PROBLEM TO WORK ON: Please set down all the lines beneath this one exactly, without the pictures.

──────────────────────────────

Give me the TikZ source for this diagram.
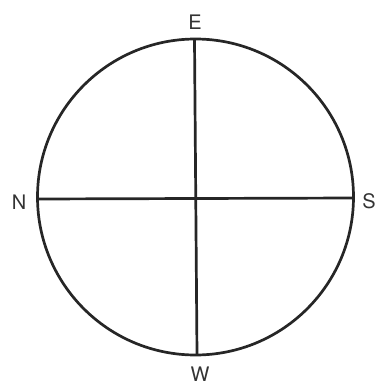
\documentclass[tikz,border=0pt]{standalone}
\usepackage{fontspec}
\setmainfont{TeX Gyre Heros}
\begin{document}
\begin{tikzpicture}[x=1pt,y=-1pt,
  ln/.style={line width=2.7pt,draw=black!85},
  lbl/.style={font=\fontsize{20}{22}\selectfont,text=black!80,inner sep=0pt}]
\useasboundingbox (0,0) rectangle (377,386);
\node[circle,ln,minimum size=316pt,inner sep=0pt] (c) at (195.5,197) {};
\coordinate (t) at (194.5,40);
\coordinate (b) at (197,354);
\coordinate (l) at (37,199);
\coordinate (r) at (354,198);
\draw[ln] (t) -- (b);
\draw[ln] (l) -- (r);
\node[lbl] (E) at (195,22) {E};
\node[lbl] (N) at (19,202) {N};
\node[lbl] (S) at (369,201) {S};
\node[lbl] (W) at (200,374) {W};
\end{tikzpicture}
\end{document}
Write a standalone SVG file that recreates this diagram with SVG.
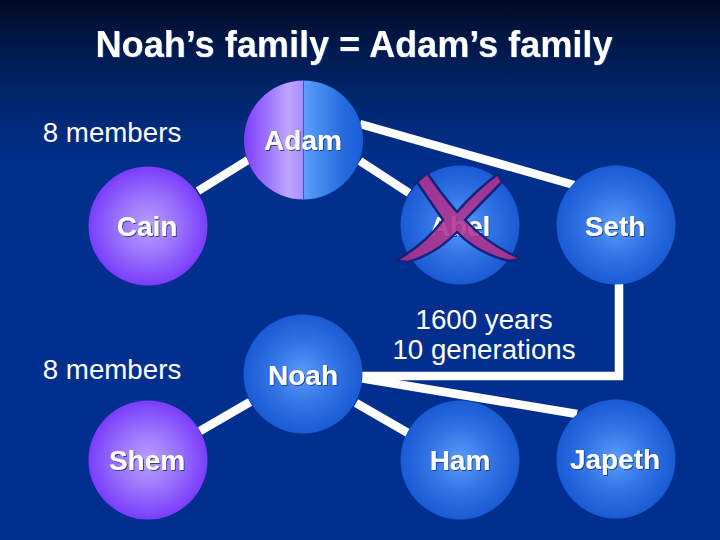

──────────────────────────────

ANSWER TO THIS TASK:
Give me the TikZ source for this diagram.
\documentclass[tikz,border=0pt]{standalone}
\usepackage{fontspec}
\setmainfont{TeX Gyre Heros}
\begin{document}
\begin{tikzpicture}[x=1pt,y=-1pt,
  ln/.style={line width=2.7pt,draw=black!85},
  lbl/.style={font=\fontsize{20}{22}\selectfont,text=black!80,inner sep=0pt}]
\useasboundingbox (0,0) rectangle (377,386);
\node[circle,ln,minimum size=316pt,inner sep=0pt] (c) at (195.5,197) {};
\coordinate (t) at (194.5,40);
\coordinate (b) at (197,354);
\coordinate (l) at (37,199);
\coordinate (r) at (354,198);
\draw[ln] (t) -- (b);
\draw[ln] (l) -- (r);
\node[lbl] (E) at (195,22) {E};
\node[lbl] (N) at (19,202) {N};
\node[lbl] (S) at (369,201) {S};
\node[lbl] (W) at (200,374) {W};
\end{tikzpicture}
\end{document}
Write a standalone SVG file that recreates this diagram with SVG.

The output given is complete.